[INSTRUCTIONS FOR THE TASK]:
Word for word, extract the first line of the records below and each line after it, up to and including the line with "from bokeh.resources import INLINE". Pictures are left out.

[THE INPUT]:
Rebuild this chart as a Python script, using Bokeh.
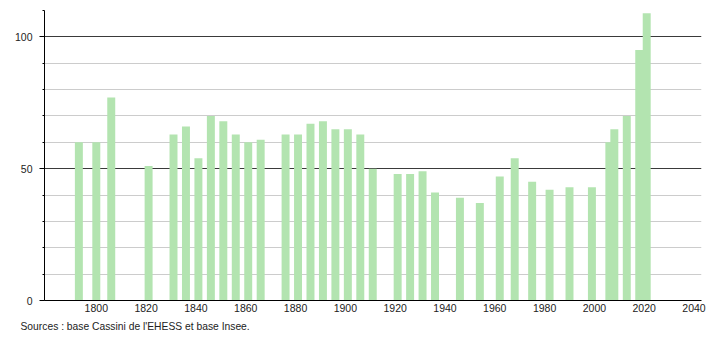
from bokeh.plotting import figure
from bokeh.models import Range1d, FixedTicker, Grid, Title
from bokeh.embed import file_html
from bokeh.resources import INLINE

years = [1793, 1800, 1806, 1821, 1831, 1836, 1841, 1846, 1851, 1856, 1861, 1866,
         1876, 1881, 1886, 1891, 1896, 1901, 1906, 1911, 1921, 1926, 1931, 1936,
         1946, 1954, 1962, 1968, 1975, 1982, 1990, 1999, 2006, 2008, 2013, 2018, 2021]
population = [60, 60, 77, 51, 63, 66, 54, 70, 68, 63, 60, 61,
              63, 63, 67, 68, 65, 65, 63, 50, 48, 48, 49, 41,
              39, 37, 47, 54, 45, 42, 43, 43, 60, 65, 70, 95, 109]
x_ticks = [1800, 1820, 1840, 1860, 1880, 1900, 1920, 1940, 1960, 1980, 2000, 2020, 2040]
y_major = [0, 50, 100]
y_minor = [0, 10, 20, 30, 40, 50, 60, 70, 80, 90, 100, 110]
source_text = "Sources : base Cassini de l'EHESS et base Insee."

FONT = "Liberation Sans"

p = figure(width=710, height=340, output_backend="svg", toolbar_location=None,
           x_range=Range1d(1779.2, 2043), y_range=Range1d(0, 110),
           min_border_left=44, min_border_right=9, min_border_top=10, min_border_bottom=40)
p.outline_line_color = None
p.background_fill_color = "white"
p.border_fill_color = "white"

p.vbar(x=years, top=population, width=3.2, bottom=0,
       fill_color="#b3e4b0", line_color=None)

# grids
p.xgrid.visible = False
p.ygrid.ticker = FixedTicker(ticks=[v for v in y_minor if v not in y_major])
p.ygrid.grid_line_color = "#cccccc"
p.ygrid.grid_line_width = 1
dark = Grid(dimension=1, ticker=FixedTicker(ticks=[50, 100]),
            grid_line_color="#3a3a3a", grid_line_width=1)
p.add_layout(dark)

# x axis
xa = p.xaxis[0]
xa.ticker = FixedTicker(ticks=x_ticks)
xa.major_tick_out = 0
xa.major_tick_in = 0
xa.minor_tick_out = 0
xa.minor_tick_in = 0
xa.axis_line_color = "black"
xa.major_label_standoff = 3
xa.major_label_text_font = FONT
xa.major_label_text_font_size = "10.5px"
xa.major_label_text_color = "#222222"

# y axis
ya = p.yaxis[0]
ya.ticker = FixedTicker(ticks=y_major, minor_ticks=y_minor)
ya.major_tick_out = 5
ya.major_tick_in = 0
ya.minor_tick_out = 2
ya.minor_tick_in = 0
ya.axis_line_color = "black"
ya.major_tick_line_color = "black"
ya.minor_tick_line_color = "black"
ya.major_label_standoff = 7
ya.major_label_text_font = FONT
ya.major_label_text_font_size = "10.5px"
ya.major_label_text_color = "#222222"

t = Title(text=source_text, align="left", text_font=FONT, text_font_size="10.3px",
          text_font_style="normal", text_color="#222222", offset=-24, standoff=8)
p.add_layout(t, "below")

open("out.html", "w").write(file_html(p, INLINE))
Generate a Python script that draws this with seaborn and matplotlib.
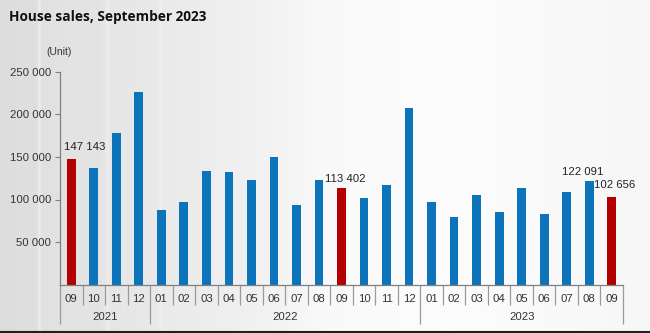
import numpy as np
import pandas as pd
import matplotlib
matplotlib.use("Agg")
import matplotlib.pyplot as plt
import matplotlib.transforms as mtransforms
from matplotlib.ticker import FuncFormatter
import seaborn as sns

# Monthly house sales, Sep 2021 - Sep 2023
months = ["09", "10", "11", "12",
          "01", "02", "03", "04", "05", "06", "07", "08", "09", "10", "11", "12",
          "01", "02", "03", "04", "05", "06", "07", "08", "09"]
years = ["2021"] * 4 + ["2022"] * 12 + ["2023"] * 9
sales = [147143, 137500, 178000, 226000,
         87600, 97000, 133500, 132300, 122900, 150000, 93500, 122900,
         113402, 101800, 117000, 207600,
         97000, 79900, 105300, 85300, 113500, 82900, 108800, 122091, 102656]
highlight = [0, 12, 24]
year_names = ["2021", "2022", "2023"]

# value labels: (bar index, dx px, dy px)
labelled = [(0, 13, 12), (12, 4, 9.5), (23, -7, 9), (24, 3, 12.5)]

BLUE = "#0b74ba"
RED = "#b30000"

sns.set_theme(style="white")
plt.rcParams["font.family"] = ["Liberation Sans", "DejaVu Sans"]

W, H = 650, 333
fig = plt.figure(figsize=(W / 100, H / 100), dpi=100)

# soft horizontal background shading
bg = fig.add_axes([0, 0, 1, 1], zorder=-10)
xs = np.arange(W)
stops_x = [0, 36, 39, 42, 60, 104, 107, 110, 157, 160, 163, 250, 330, 450, 560, 650]
stops_v = [0.865, 0.87, 0.92, 0.875, 0.885, 0.895, 0.925, 0.90, 0.91, 0.935, 0.915, 0.94, 0.975, 0.985, 0.975, 0.962]
prof = np.interp(xs, stops_x, stops_v)
img = np.tile(prof, (H, 1))
bg.imshow(img, cmap="gray", vmin=0, vmax=1, aspect="auto", extent=[0, W, H, 0])
bg.axhline(H - 1, color="#202020", lw=1.5)
bg.set_xlim(0, W)
bg.set_ylim(H, 0)
bg.axis("off")

ax = fig.add_axes([60 / W, 1 - 284.7 / H, (623 - 60) / W, (284.7 - 71.7) / H])
ax.patch.set_alpha(0)

df = pd.DataFrame({"idx": [str(i) for i in range(len(sales))], "sales": sales})
palette = [RED if i in highlight else BLUE for i in range(len(sales))]
sns.barplot(data=df, x="idx", y="sales", hue="idx", palette=palette,
            legend=False, width=0.39, ax=ax, saturation=1, linewidth=0,
            edgecolor="none")

ax.set_xlim(-0.5, len(sales) - 0.5)
ax.set_ylim(0, 250000)
ax.set_yticks([50000, 100000, 150000, 200000, 250000])
ax.yaxis.set_major_formatter(FuncFormatter(lambda v, p: f"{int(v):,}".replace(",", " ")))
ax.tick_params(axis="y", length=3.5, width=0.8, color="#808080", pad=3,
               labelsize=8.2, labelcolor="#333333", left=True)
ax.set_xticks(range(len(months)))
ax.set_xticklabels(months)
ax.tick_params(axis="x", length=0, pad=7, labelsize=8.2, labelcolor="#333333")
ax.set_xlabel("")
ax.set_ylabel("")

for s in ["top", "right"]:
    ax.spines[s].set_visible(False)
for s in ["left", "bottom"]:
    ax.spines[s].set_color("#808080")
    ax.spines[s].set_linewidth(0.9)

# category separators below the axis
trans = mtransforms.blended_transform_factory(ax.transData, ax.transAxes)
ax_h_px = 284.7 - 71.7
month_drop = 20 / ax_h_px
year_drop = 39 / ax_h_px
year_bounds = [-0.5]
for i in range(1, len(years)):
    if years[i] != years[i - 1]:
        year_bounds.append(i - 0.5)
year_bounds.append(len(years) - 0.5)
for b in np.arange(-0.5, len(months), 1.0):
    drop = year_drop if any(abs(b - yb) < 1e-9 for yb in year_bounds) else month_drop
    ax.plot([b, b], [0, -drop], transform=trans, color="#9a9a9a", lw=0.9,
            clip_on=False, solid_capstyle="butt")
for k, yname in enumerate(year_names):
    c = (year_bounds[k] + year_bounds[k + 1]) / 2
    ax.text(c, -32 / ax_h_px, yname, transform=trans, ha="center", va="center",
            fontsize=8.2, color="#333333")

# value labels
for i, dx, dy in labelled:
    ax.annotate(f"{sales[i]:,}".replace(",", " "), xy=(i, sales[i]),
                xytext=(dx * 0.72, dy * 0.72), textcoords="offset points",
                ha="center", va="center", fontsize=8.2, color="#222222")

fig.text(9 / W, 1 - 16.7 / H, "House sales, September 2023", fontsize=9.8,
         fontweight="bold", family=["Open Sans", "DejaVu Sans"], color="#111111",
         ha="left", va="center")
fig.text(59 / W, 1 - 51.7 / H, "(Unit)", fontsize=7.5, color="#333333",
         ha="center", va="center")

fig.savefig("out.png", dpi=100)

[WRITTEN SOLUTION]:
Rebuild this chart as a Python script, using Bokeh.
from bokeh.plotting import figure
from bokeh.models import Range1d, FixedTicker, Grid, Title
from bokeh.embed import file_html
from bokeh.resources import INLINE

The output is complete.